British Gas installs smart meters
British Gas has begun rolling out smart meters to its UK customers.
The energy provider plans to install the devices in 10 million homes.
Users will be able to monitor the cost of their electricity and gas consumption in real time, and eventually see how much power individual appliances are using.
The government has ordered that all homes be fitted with smart meters by 2020 in a bid to reduce carbon emissions.
British Gas is the UK's largest energy provider. Other companies, including EDF and nPower have also announced plans to upgrade their customers.
It is hoped that ability to easily check power use with pounds and pence costs attached will encourage customers to examine their usage.
British Gas said that it would be using the data to help people make informed choices.
"It can very quickly be used to deliver brilliant insight to the consumer to say 'you don't have enough insulation in your home', or 'your central heating system is costing you a fortune'," said Dean Keeling, managing director of British Gas Smart Homes.
"It helps us deliver insight to the consumer which they can trust, and we know is accurate.
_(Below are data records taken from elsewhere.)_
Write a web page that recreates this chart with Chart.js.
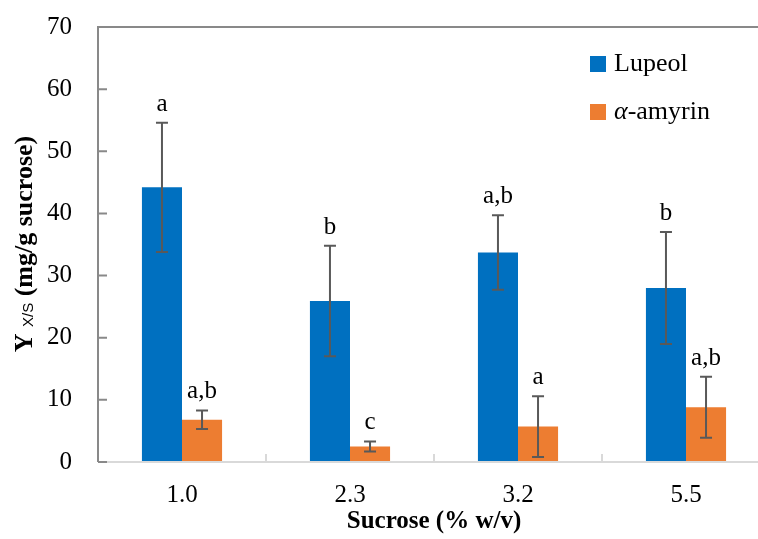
<!DOCTYPE html>
<html>
<head>
<meta charset="utf-8">
<script src="https://cdn.jsdelivr.net/npm/chart.js@4/dist/chart.umd.min.js"></script>
<style>
  html, body { margin: 0; padding: 0; background: #fff; width: 758px; height: 539px; overflow: hidden; }
  #wrap { position: relative; width: 790px; height: 539px; }
</style>
</head>
<body>
<div id="wrap"><canvas id="chart" width="790" height="539"></canvas></div>
<script>
// Sucrose concentration groups (% w/v)
const categories = ['1.0', '2.3', '3.2', '5.5'];
// Yield Y x/s (mg/g sucrose) and standard deviations
const lupeol = [44.2, 25.9, 33.7, 28.0];
const lupeolErr = [10.4, 8.9, 6.0, 9.0];
const amyrin = [6.8, 2.5, 5.7, 8.8];
const amyrinErr = [1.5, 0.8, 4.9, 4.9];
// Significance groups written above each bar
const lupeolGroups = ['a', 'b', 'a,b', 'b'];
const amyrinGroups = ['a,b', 'c', 'a', 'a,b'];
// Value axis ticks
const yTicks = [0, 10, 20, 30, 40, 50, 60, 70];

const BLUE = '#0070C0';
const ORANGE = '#ED7D31';
const SERIF = '"Liberation Serif", "Times New Roman", serif';

const decorations = {
  id: 'decorations',
  afterDatasetsDraw(chart) {
    const { ctx, chartArea: a, scales: { x, y } } = chart;
    ctx.save();

    // bottom axis line and category boundary ticks
    ctx.strokeStyle = '#d9d9d9';
    ctx.lineWidth = 2;
    ctx.beginPath();
    ctx.moveTo(a.left, a.bottom);
    ctx.lineTo(a.right, a.bottom);
    for (let i = 0; i <= categories.length; i++) {
      const px = i === 0 ? a.left
        : i === categories.length ? a.right
        : (x.getPixelForTick(i - 1) + x.getPixelForTick(i)) / 2;
      ctx.moveTo(px, a.bottom);
      ctx.lineTo(px, a.bottom - 8);
    }
    ctx.stroke();

    // left axis, top frame line and inward value ticks
    ctx.strokeStyle = '#898989';
    ctx.beginPath();
    ctx.moveTo(a.left, a.bottom);
    ctx.lineTo(a.left, a.top);
    ctx.lineTo(a.right, a.top);
    yTicks.forEach(v => {
      const py = y.getPixelForValue(v);
      ctx.moveTo(a.left, py);
      ctx.lineTo(a.left + 9, py);
    });
    ctx.stroke();

    // error bars and group letters
    const series = [
      { idx: 0, vals: lupeol, errs: lupeolErr, groups: lupeolGroups },
      { idx: 1, vals: amyrin, errs: amyrinErr, groups: amyrinGroups }
    ];
    ctx.strokeStyle = '#595959';
    ctx.fillStyle = '#000';
    ctx.font = '25px ' + SERIF;
    ctx.textAlign = 'center';
    ctx.textBaseline = 'alphabetic';
    series.forEach(s => {
      const meta = chart.getDatasetMeta(s.idx);
      meta.data.forEach((bar, i) => {
        const top = y.getPixelForValue(s.vals[i] + s.errs[i]);
        const bot = y.getPixelForValue(s.vals[i] - s.errs[i]);
        ctx.beginPath();
        ctx.moveTo(bar.x, top); ctx.lineTo(bar.x, bot);
        ctx.moveTo(bar.x - 6, top); ctx.lineTo(bar.x + 6, top);
        ctx.moveTo(bar.x - 6, bot); ctx.lineTo(bar.x + 6, bot);
        ctx.stroke();
        ctx.fillText(s.groups[i], bar.x, top - 12);
      });
    });

    // legend
    ctx.textAlign = 'left';
    ctx.textBaseline = 'middle';
    ctx.fillStyle = BLUE;
    ctx.fillRect(590, 56, 16, 16);
    ctx.fillStyle = ORANGE;
    ctx.fillRect(590, 104, 16, 16);
    ctx.fillStyle = '#000';
    ctx.font = '26px ' + SERIF;
    ctx.fillText('Lupeol', 614, 64);
    ctx.font = 'italic 26px ' + SERIF;
    ctx.fillText('\u03B1', 614, 112);
    const aw = ctx.measureText('\u03B1').width;
    ctx.font = '26px ' + SERIF;
    ctx.fillText('-amyrin', 614 + aw, 112);

    // value axis title with subscript
    const mainFont = 'bold 26px ' + SERIF;
    const subFont = '15px "Liberation Sans", Arial, sans-serif';
    const parts = [
      { t: 'Y ', f: mainFont, dy: 0 },
      { t: 'X/S', f: subFont, dy: 1 },
      { t: ' (mg/g sucrose)', f: mainFont, dy: 0 }
    ];
    let total = 0;
    parts.forEach(p => { ctx.font = p.f; p.w = ctx.measureText(p.t).width; total += p.w; });
    ctx.translate(32, 244);
    ctx.rotate(-Math.PI / 2);
    ctx.textBaseline = 'alphabetic';
    let cx = -total / 2;
    parts.forEach(p => {
      ctx.font = p.f;
      ctx.fillText(p.t, cx, p.dy);
      cx += p.w;
    });

    ctx.restore();
  }
};

new Chart(document.getElementById('chart'), {
  type: 'bar',
  data: {
    labels: categories,
    datasets: [
      { label: 'Lupeol', data: lupeol, backgroundColor: BLUE, borderWidth: 0,
        categoryPercentage: 0.477, barPercentage: 1.0 },
      { label: '\u03B1-amyrin', data: amyrin, backgroundColor: ORANGE, borderWidth: 0,
        categoryPercentage: 0.477, barPercentage: 1.0 }
    ]
  },
  options: {
    responsive: false,
    animation: false,
    devicePixelRatio: 1,
    layout: { padding: { top: 27, right: 20, left: 0, bottom: 0 } },
    plugins: { legend: { display: false }, tooltip: { enabled: false } },
    scales: {
      x: {
        grid: { display: false, drawTicks: false },
        border: { display: false },
        ticks: { color: '#000', font: { family: SERIF, size: 25 }, padding: 18 },
        title: {
          display: true, text: 'Sucrose (% w/v)', color: '#000',
          font: { family: SERIF, size: 25, weight: 'bold' },
          padding: { top: 0, bottom: 2 }
        },
        afterFit: s => { s.height = 77; s.paddingLeft = 0; s.paddingRight = 0; }
      },
      y: {
        min: 0, max: 70,
        grid: { display: false, drawTicks: false },
        border: { display: false },
        ticks: {
          color: '#000', font: { family: SERIF, size: 25 }, padding: 26,
          stepSize: 10,
          callback: v => yTicks.includes(v) ? String(v) : ''
        },
        afterFit: s => { s.width = 98; s.paddingTop = 0; s.paddingBottom = 0; }
      }
    }
  },
  plugins: [decorations]
});
</script>
</body>
</html>
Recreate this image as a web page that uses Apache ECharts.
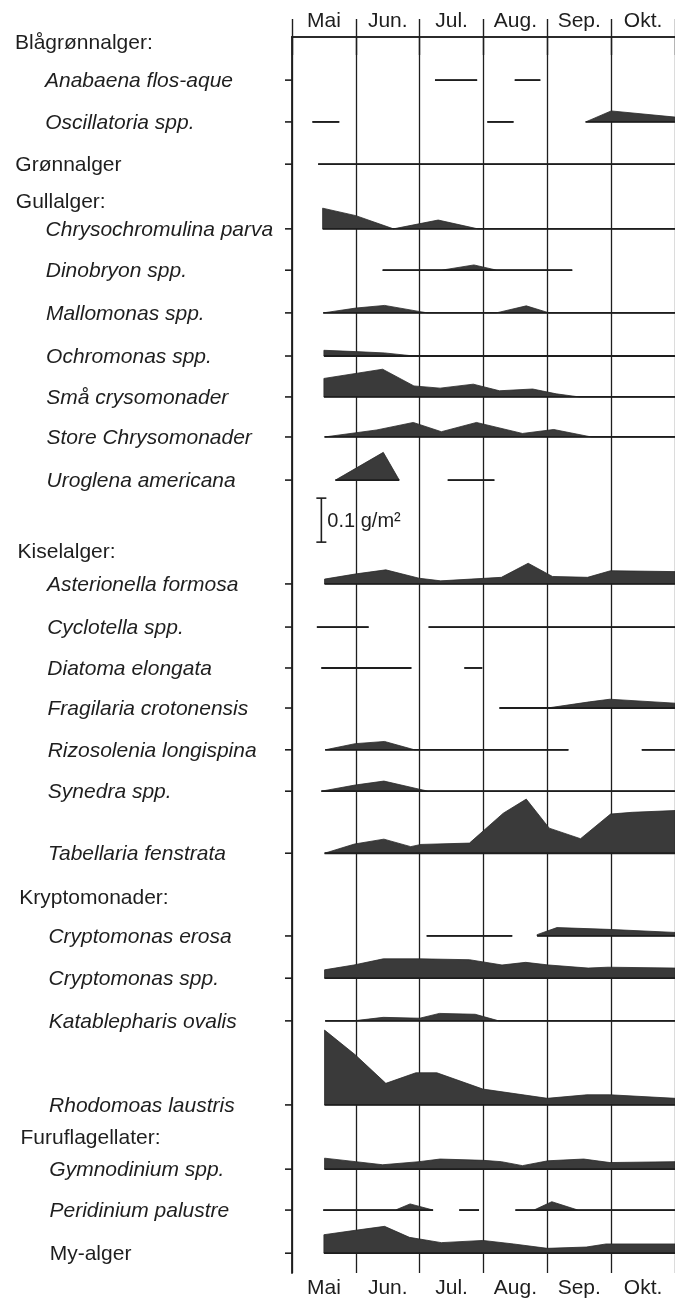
<!DOCTYPE html>
<html>
<head>
<meta charset="utf-8">
<script src="https://cdn.jsdelivr.net/npm/echarts/dist/echarts.min.js"></script>
<style>
html,body{margin:0;padding:0;background:#fff;}
#chart{width:675px;height:1302px;}
</style>
</head>
<body>
<div id="chart"></div>
<script>
// ---- Data (months: 0 = 1 May ... 6 = end of October; values in g/m²) ----
const MONTHS = ['Mai', 'Jun.', 'Jul.', 'Aug.', 'Sep.', 'Okt.'];

const GROUP_HEADERS = ['Blågrønnalger:', 'Gullalger:', 'Kiselalger:', 'Kryptomonader:', 'Furuflagellater:'];

const SPECIES_NAMES = [
  'Anabaena flos-aque', 'Oscillatoria spp.', 'Grønnalger',
  'Chrysochromulina parva', 'Dinobryon spp.', 'Mallomonas spp.', 'Ochromonas spp.',
  'Små crysomonader', 'Store Chrysomonader', 'Uroglena americana',
  'Asterionella formosa', 'Cyclotella spp.', 'Diatoma elongata', 'Fragilaria crotonensis',
  'Rizosolenia longispina', 'Synedra spp.', 'Tabellaria fenstrata',
  'Cryptomonas erosa', 'Cryptomonas spp.', 'Katablepharis ovalis', 'Rhodomoas laustris',
  'Gymnodinium spp.', 'Peridinium palustre', 'My-alger'
];

const anabaena = [[[2.24,0],[2.90,0]], [[3.49,0],[3.89,0]]];
const oscillatoria = [[[0.32,0],[0.74,0]], [[3.06,0],[3.47,0]], [[4.60,0],[5.00,0.025],[6.0,0.011]]];
const gronnalger = [[[0.41,0],[6.0,0]]];
const chrysochromulina = [[[0.48,0.047],[1.0,0.030],[1.59,0],[2.29,0.020],[2.91,0],[6.0,0]]];
const dinobryon = [[[1.42,0],[2.34,0],[2.85,0.012],[3.21,0],[4.39,0]]];
const mallomonas = [[[0.49,0],[1.0,0.011],[1.45,0.017],[2.12,0],[3.2,0],[3.67,0.016],[4.03,0],[6.0,0]]];
const ochromonas = [[[0.50,0.013],[1.0,0.010],[1.45,0.007],[1.91,0],[6.0,0]]];
const smaCrysomonader = [[[0.50,0.042],[1.42,0.063],[1.91,0.025],[2.32,0.020],[2.84,0.029],[3.25,0.014],[3.77,0.018],[4.14,0.007],[4.50,0],[6.0,0]]];
const storeChrysomonader = [[[0.51,0],[1.33,0.016],[1.90,0.033],[2.34,0.012],[2.89,0.033],[3.61,0.008],[4.10,0.017],[4.69,0],[6.0,0]]];
const uroglena = [[[0.68,0],[1.43,0.063],[1.68,0]], [[2.44,0],[3.17,0]]];
const asterionella = [[[0.51,0.011],[1.01,0.023],[1.47,0.032],[1.99,0.013],[2.33,0.007],[3.28,0.015],[3.70,0.047],[4.08,0.017],[4.63,0.015],[4.99,0.030],[6.0,0.028]]];
const cyclotella = [[[0.39,0],[1.20,0]], [[2.14,0],[6.0,0]]];
const diatoma = [[[0.46,0],[1.87,0]], [[2.70,0],[2.98,0]]];
const fragilaria = [[[3.25,0],[4.0,0],[4.66,0.014],[4.98,0.020],[6.0,0.011]]];
const rizosolenia = [[[0.52,0],[0.99,0.014],[1.45,0.019],[1.92,0],[4.33,0]], [[5.48,0],[6.0,0]]];
const synedra = [[[0.46,0],[0.99,0.014],[1.44,0.023],[2.13,0],[6.0,0]]];
const tabellaria = [[[0.51,0],[0.98,0.021],[1.44,0.032],[1.86,0.015],[2.02,0.020],[2.78,0.023],[3.31,0.091],[3.67,0.123],[4.03,0.057],[4.52,0.033],[4.99,0.089],[5.33,0.093],[6.0,0.097]]];
const cryptomonasErosa = [[[2.11,0],[3.45,0]], [[3.84,0.003],[4.15,0.019],[4.95,0.015],[6.0,0.008]]];
const cryptomonasSpp = [[[0.51,0.019],[0.97,0.030],[1.43,0.044],[2.0,0.044],[2.78,0.042],[3.29,0.030],[3.66,0.036],[4.02,0.030],[4.64,0.023],[4.95,0.025],[6.0,0.023]]];
const katablepharis = [[[0.52,0],[0.96,0],[1.43,0.008],[2.0,0.006],[2.31,0.017],[2.87,0.015],[3.24,0],[6.0,0]]];
const rhodomoas = [[[0.51,0.170],[0.99,0.114],[1.47,0.049],[1.94,0.073],[2.27,0.073],[2.99,0.036],[4.0,0.015],[4.62,0.023],[4.98,0.023],[6.0,0.015]]];
const gymnodinium = [[[0.51,0.025],[1.0,0.017],[1.42,0.010],[1.99,0.017],[2.32,0.023],[3.0,0.020],[3.28,0.017],[3.61,0.008],[4.01,0.019],[4.57,0.023],[4.98,0.015],[6.0,0.017]]];
const peridinium = [[[0.49,0],[1.62,0],[1.85,0.014],[2.21,0]], [[2.62,0],[2.93,0]], [[3.50,0],[3.79,0],[4.07,0.019],[4.48,0],[6.0,0]]];
const myAlger = [[[0.50,0.042],[0.99,0.052],[1.45,0.061],[1.84,0.036],[2.34,0.024],[2.99,0.029],[3.47,0.021],[4.0,0.011],[4.61,0.014],[4.92,0.021],[6.0,0.021]]];

const SPECIES_DATA = [
  anabaena, oscillatoria, gronnalger,
  chrysochromulina, dinobryon, mallomonas, ochromonas, smaCrysomonader, storeChrysomonader, uroglena,
  asterionella, cyclotella, diatoma, fragilaria, rizosolenia, synedra, tabellaria,
  cryptomonasErosa, cryptomonasSpp, katablepharis, rhodomoas,
  gymnodinium, peridinium, myAlger
];

const SCALE_BAR_VALUE = 0.1; // g/m²
const SCALE_BAR_LABEL = '0.1 g/m²';

// ---- Layout (row baselines on the vertical axis, 1 unit = 0.1 g/m²) ----
const UNIT = 0.1;
const ROW_POS = [0.98, 1.93, 2.89, 4.36, 5.30, 6.27, 7.25, 8.18, 9.09, 10.07,
  12.43, 13.41, 14.34, 15.25, 16.20, 17.14, 18.55,
  20.43, 21.39, 22.36, 24.27, 25.73, 26.66, 27.64];
const ROW_ITALIC = SPECIES_NAMES.map(n => !(n === 'Grønnalger' || n === 'My-alger'));
const ROW_HEADER_INDENT = SPECIES_NAMES.map(n => n === 'Grønnalger');
const HEADER_POS = [0.14, 3.75, 11.70, 19.57, 25.02];
const SCALE_BAR_POS = [0.46, 11.48];
const Y_MAX = 28.09;

const FONT = '"Liberation Sans", Arial, Helvetica, sans-serif';
const INK = '#1e1e1e';
const FILL = '#3a3a3a';

const chart = echarts.init(document.getElementById('chart'), null, {renderer: 'canvas'});

function renderKite(params, api) {
  const k = api.value(0), s = api.value(1);
  const seg = SPECIES_DATA[k][s];
  const base = ROW_POS[k];
  const pts = seg.map(p => api.coord([p[0], base - p[1] / UNIT]));
  const b0 = api.coord([seg[0][0], base]);
  const b1 = api.coord([seg[seg.length - 1][0], base]);
  const poly = [b0].concat(pts, [b1]);
  return {
    type: 'group',
    children: [
      {type: 'polygon', shape: {points: poly}, style: {fill: FILL, stroke: '#2a2a2a', lineWidth: 0.8}},
      {type: 'line', shape: {x1: b0[0], y1: b0[1], x2: b1[0], y2: b1[1]}, style: {stroke: INK, lineWidth: 1.8}}
    ]
  };
}

function renderRowLabel(params, api) {
  const i = api.value(0);
  const c = api.coord([0, ROW_POS[i]]);
  const y = c[1];
  const indent = ROW_HEADER_INDENT[i] ? 15 : 45;
  const x = indent + (y - 80) * 0.004;
  return {
    type: 'group',
    children: [
      {type: 'line', shape: {x1: c[0] - 7, y1: y, x2: c[0], y2: y}, style: {stroke: INK, lineWidth: 1.6}},
      {type: 'text', x: x, y: y + 1, style: {text: SPECIES_NAMES[i], fill: INK,
        font: (ROW_ITALIC[i] ? 'italic ' : '') + '21px ' + FONT, align: 'left', verticalAlign: 'middle'}}
    ]
  };
}

function renderHeader(params, api) {
  const i = api.value(0);
  const c = api.coord([0, HEADER_POS[i]]);
  const y = c[1];
  const x = 15 + (y - 43) * 0.005;
  return {type: 'text', x: x, y: y, style: {text: GROUP_HEADERS[i], fill: INK,
    font: '21px ' + FONT, align: 'left', verticalAlign: 'middle'}};
}

function renderScaleBar(params, api) {
  const bottom = api.coord([SCALE_BAR_POS[0], SCALE_BAR_POS[1]]);
  const top = api.coord([SCALE_BAR_POS[0], SCALE_BAR_POS[1] - SCALE_BAR_VALUE / UNIT]);
  const st = {stroke: INK, lineWidth: 1.6};
  return {
    type: 'group',
    children: [
      {type: 'line', shape: {x1: top[0], y1: top[1], x2: bottom[0], y2: bottom[1]}, style: st},
      {type: 'line', shape: {x1: top[0] - 5, y1: top[1], x2: top[0] + 5, y2: top[1]}, style: st},
      {type: 'line', shape: {x1: bottom[0] - 5, y1: bottom[1], x2: bottom[0] + 5, y2: bottom[1]}, style: st},
      {type: 'text', x: top[0] + 6, y: (top[1] + bottom[1]) / 2 + 1, style: {text: SCALE_BAR_LABEL, fill: INK,
        font: '20px ' + FONT, align: 'left', verticalAlign: 'middle'}}
    ]
  };
}

const kiteItems = [];
SPECIES_DATA.forEach((segs, k) => segs.forEach((seg, s) => kiteItems.push([k, s])));

const monthAxisCommon = {
  type: 'category',
  data: MONTHS,
  boundaryGap: true,
  axisLine: {show: true, lineStyle: {color: INK, width: 1.6}},
  axisTick: {show: true, length: 18, interval: 0, lineStyle: {color: INK, width: 1.4}},
  axisLabel: {show: true, interval: 0, color: INK, fontSize: 21, fontFamily: FONT, margin: 5},
  splitLine: {show: false}
};

const option = {
  animation: false,
  backgroundColor: '#ffffff',
  grid: {left: 292, top: 37, width: 387, height: 1236, containLabel: false},
  xAxis: [
    Object.assign({}, monthAxisCommon, {position: 'bottom', gridIndex: 0,
      splitLine: {show: true, interval: 0, lineStyle: {color: INK, width: 1.3}}}),
    Object.assign({}, monthAxisCommon, {position: 'top', gridIndex: 0}),
    {type: 'value', min: 0, max: 6, show: false, gridIndex: 0}
  ],
  yAxis: [{
    type: 'value', min: 0, max: Y_MAX, inverse: true,
    axisLine: {show: true, lineStyle: {color: INK, width: 1.8}},
    axisTick: {show: false}, axisLabel: {show: false}, splitLine: {show: false}
  }],
  series: [
    {type: 'custom', name: 'kites', xAxisIndex: 2, yAxisIndex: 0, silent: true, clip: false,
      renderItem: renderKite, data: kiteItems},
    {type: 'custom', name: 'rowLabels', xAxisIndex: 2, yAxisIndex: 0, silent: true, clip: false,
      renderItem: renderRowLabel, data: SPECIES_NAMES.map((n, i) => [i, 0])},
    {type: 'custom', name: 'headers', xAxisIndex: 2, yAxisIndex: 0, silent: true, clip: false,
      renderItem: renderHeader, data: GROUP_HEADERS.map((n, i) => [i, 0])},
    {type: 'custom', name: 'scaleBar', xAxisIndex: 2, yAxisIndex: 0, silent: true, clip: false,
      renderItem: renderScaleBar, data: [[0, 0]]}
  ]
};
chart.setOption(option);
</script>
</body>
</html>
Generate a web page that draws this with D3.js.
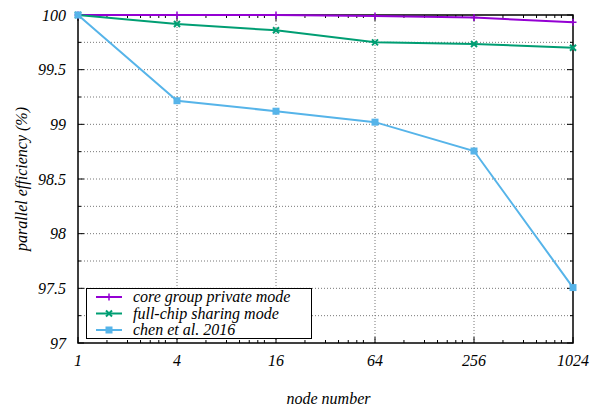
<!DOCTYPE html>
<html><head><meta charset="utf-8">
<script src="https://cdn.jsdelivr.net/npm/d3@7"></script>
<style>body{margin:0;background:#fff}svg{display:block}</style>
</head><body><svg id="c" width="603" height="409"></svg>
<script>
const nodes=[1,4,16,64,256,1024];
const yTicks=[97,97.5,98,98.5,99,99.5,100];
const yMinor=[97.25,97.75,98.25,98.75,99.25,99.75];
const minorFactors=[1.5,2,2.4,2.75,3.1,3.4];
const seriesNames=["core group private mode","full-chip sharing mode","chen et al. 2016"];
const corePrivate=[100,100,100,99.99,99.977,99.933];
const fullChip=[100,99.918,99.86,99.75,99.735,99.70];
const chen2016=[100,99.216,99.12,99.02,98.756,97.507];
const colors=["#9400d3","#009e73","#56b4e9"];
const markers=["plus","cross","square"];

const svg=d3.select("#c");
function txt(sel){return sel.append("text").attr("style","font-family:'Liberation Serif',Tinos,'Times New Roman',serif !important;font-style:italic !important;font-size:16px !important;fill:#000");}
const L=78,R=573,T=15,B=343;
const x=d3.scaleLog().base(2).domain([1,1024]).range([L,R]);
const y=d3.scaleLinear().domain([97,100]).range([B,T]);

const g=svg.append("g");
const gridY=yTicks.concat(yMinor).filter(v=>v>97&&v<100);
g.selectAll(".gy").data(gridY).enter().append("line")
 .attr("x1",L).attr("x2",R).attr("y1",d=>y(d)).attr("y2",d=>y(d))
 .attr("stroke","#777").attr("stroke-width",1).attr("stroke-dasharray","1,2");
g.selectAll(".gx").data(nodes.slice(1,-1)).enter().append("line")
 .attr("y1",T).attr("y2",B).attr("x1",d=>x(d)).attr("x2",d=>x(d))
 .attr("stroke","#777").attr("stroke-width",1).attr("stroke-dasharray","1,2");

const tk=svg.append("g").attr("stroke","#000").attr("stroke-width",1);
const major=6,minor=3;
yTicks.forEach(v=>{tk.append("line").attr("x1",L).attr("x2",L+major).attr("y1",y(v)).attr("y2",y(v));
 tk.append("line").attr("x1",R).attr("x2",R-major).attr("y1",y(v)).attr("y2",y(v));});
yMinor.forEach(v=>{tk.append("line").attr("x1",L).attr("x2",L+minor).attr("y1",y(v)).attr("y2",y(v));
 tk.append("line").attr("x1",R).attr("x2",R-minor).attr("y1",y(v)).attr("y2",y(v));});
nodes.forEach(v=>{tk.append("line").attr("x1",x(v)).attr("x2",x(v)).attr("y1",B).attr("y2",B-major);
 tk.append("line").attr("x1",x(v)).attr("x2",x(v)).attr("y1",T).attr("y2",T+major);});
nodes.slice(0,-1).forEach(v=>minorFactors.forEach(f=>{const xv=x(v*f);
 tk.append("line").attr("x1",xv).attr("x2",xv).attr("y1",B).attr("y2",B-minor);
 tk.append("line").attr("x1",xv).attr("x2",xv).attr("y1",T).attr("y2",T+minor);}));

yTicks.forEach(v=>txt(svg).attr("x",66).attr("y",y(v)+5.5).attr("text-anchor","end").text(v));
nodes.forEach(v=>txt(svg).attr("x",x(v)).attr("y",366).attr("text-anchor","middle").text(v));

txt(svg).attr("x",(L+R)/2+3).attr("y",404).attr("text-anchor","middle").text("node number");
txt(svg).attr("transform",`translate(27,${(T+B)/2}) rotate(-90)`).attr("text-anchor","middle").text("parallel efficiency (%)");

svg.append("rect").attr("x",L).attr("y",T).attr("width",R-L).attr("height",B-T)
 .attr("fill","none").attr("stroke","#000").attr("stroke-width",1.5);

function marker(sel,type,c){
 if(type==="plus"){sel.append("path").attr("d","M-3.5,0H3.5M0,-3.5V3.5").attr("stroke",c).attr("stroke-width",1.5).attr("fill","none");}
 else if(type==="cross"){sel.append("path").attr("d","M-3,-3L3,3M-3,3L3,-3").attr("stroke",c).attr("stroke-width",2).attr("fill","none");}
 else {sel.append("rect").attr("x",-3.5).attr("y",-3.5).attr("width",7).attr("height",7).attr("fill",c);}
}
const all=[corePrivate,fullChip,chen2016];
const line=d3.line().x((d,i)=>x(nodes[i])).y(d=>y(d));
all.forEach((s,k)=>{
 svg.append("path").attr("d",line(s)).attr("fill","none").attr("stroke",colors[k]).attr("stroke-width",2);
 s.forEach((v,i)=>marker(svg.append("g").attr("transform",`translate(${x(nodes[i])},${y(v)})`),markers[k],colors[k]));
});

const lg=svg.append("g");
lg.append("rect").attr("x",86.5).attr("y",288.5).attr("width",225).attr("height",50).attr("fill","#fff").attr("stroke","#000").attr("stroke-width",1);
seriesNames.forEach((n,k)=>{
 const yy=297+k*16.5;
 lg.append("line").attr("x1",96).attr("x2",122).attr("y1",yy).attr("y2",yy).attr("stroke",colors[k]).attr("stroke-width",2);
 marker(lg.append("g").attr("transform",`translate(109,${yy})`),markers[k],colors[k]);
 txt(lg).attr("x",133).attr("y",yy+5).text(n);
});
</script></body></html>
Ultimately for us that helps us build a better business."
Environmental campaign group Greenpeace welcomed the introduction of smart meters.
"Smarter use of energy is one of the biggest differences we can make, rather than just thinking about new ways of generating more energy," said a spokesman.
"It will go some way to helping the UK meet its carbon emission targets".
British Gas customers who receive the upgrade will have separate smart meters for electricity and gas.
At their most basic level, the devices can measure energy consumption for the entire hours and display the actual cost to the consumer, based on current billing prices.
For those who have invested in newer smart appliances, such as fridges and washing machines, the meters will be able to record a more detailed breakdown of what each one is using.
In the case of electricity, users can also fit smart plugs which sit between the appliance and the power outlet gathering data on consumption.
That information is transmitted to the smart meter using the short range Zigbee wireless communication standard, before being relayed to British Gas' central system over a GPRS mobile data connection.
The company had previously carried out a limited programme of upgrades - installing 400,000 smart meters, although these lacked many of the technological innovations featured in the next generation devices, such as price display and wireless capability.
British Gas said it hoped eventually to offer sophisticated control systems on devices such as smartphones and tablets.
It also promised that data about power consumption would not be passed on to third parties for marketing use.